Ho ricevuto molte telefonate, proprio come Alberoni, di persone preoccupate che mi chiedono se esistano rischi seri nell’ostentare sul proprio torace o, peggio, sulla schiena, un’appartenenza partitica piuttosto che il gruppo musicale preferito. Cari lettori, per i gruppi musicali non vedo problema alcuno. Per quanto riguarda la propria posizione parlamentare, o extra, a dirla tutta io ci andrei con i piedi di piombo. A meno che non siate così creativi da puntare tutto sull’ironia, toni che, come sappiamo, a destra sono pressoché inesistenti e conseguentemente del tutto incompresi. La maglietta del Che o quella della nazionale sovietica di calcio non lasciano dubbi. Per non parlare della bandiera con falce e martello; sono stato coinvolto in un dibattito – a tavola, sia chiaro – durante il quale mi si faceva notare che una maglietta con la svastica non passa inosservata alle forze dell’ordine, mentre le vestigia della cosiddetta dittatura comunista sono tollerate e considerate lecite. Pure il sottoscritto è in possesso di una maglietta rossa recante l’acronimo CCCP, la sigla però in questo caso di riferisce al noto gruppo di punk filosovietico capitanato da Zamboni e da un cantante di cui, da qualche anno, mi sfugge il nome. Cioè, Lenin e soci non c’entrano nulla, tantomeno il Comintern.

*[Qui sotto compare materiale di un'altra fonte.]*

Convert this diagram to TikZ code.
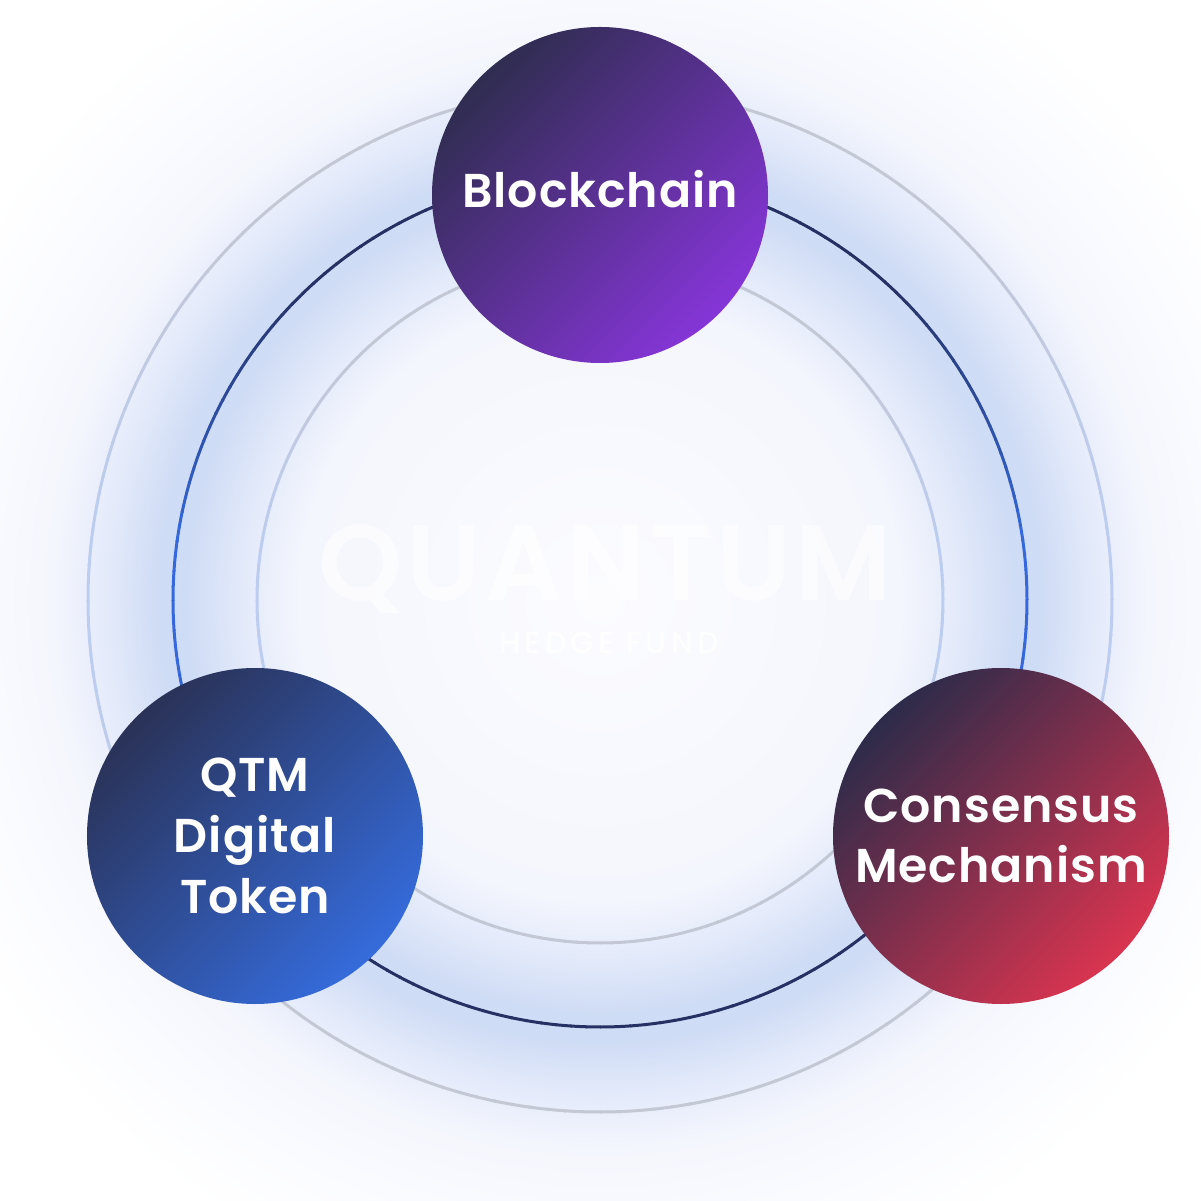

Ma, a parte questa che mi ostino a considerare un’eccezione a conferma della regola, sono un seguace della tinta unita senza marca, senza scritta, senza fronzoli. E delle righe orizzontali, ma questa la considero un criterio estetico e nulla più. Perché essere troppo espliciti è rischioso, metti che ti capita di passare davanti a una sede di casa pound, e proprio quel giorno hai su una t-shirt da bancarella fricchettona, sei spacciato. Ma se la cerchi con un messaggio sottile, questi che amano le cose semplici nemmeno capiscono cosa intendi dire, e il gioco è fatto. Ho notato però uno sforzo anche dall’altra parte. Ho visto un tizio indossare una maglietta con una vistosa M davanti. La testa lucida e la corporatura da combattimento mi hanno fatto insospettire. Camminava nella direzione opposta alla mia, mi sono girato e ho notato che sulla schiena, con lo stesso font, compariva una B. B e M, e confesso che non è stato immediato comprendere quali iniziali fossero. La fatica è sempre la stessa, difficile riconoscerli nell’orientamento opposto a quello a cui siamo abituati.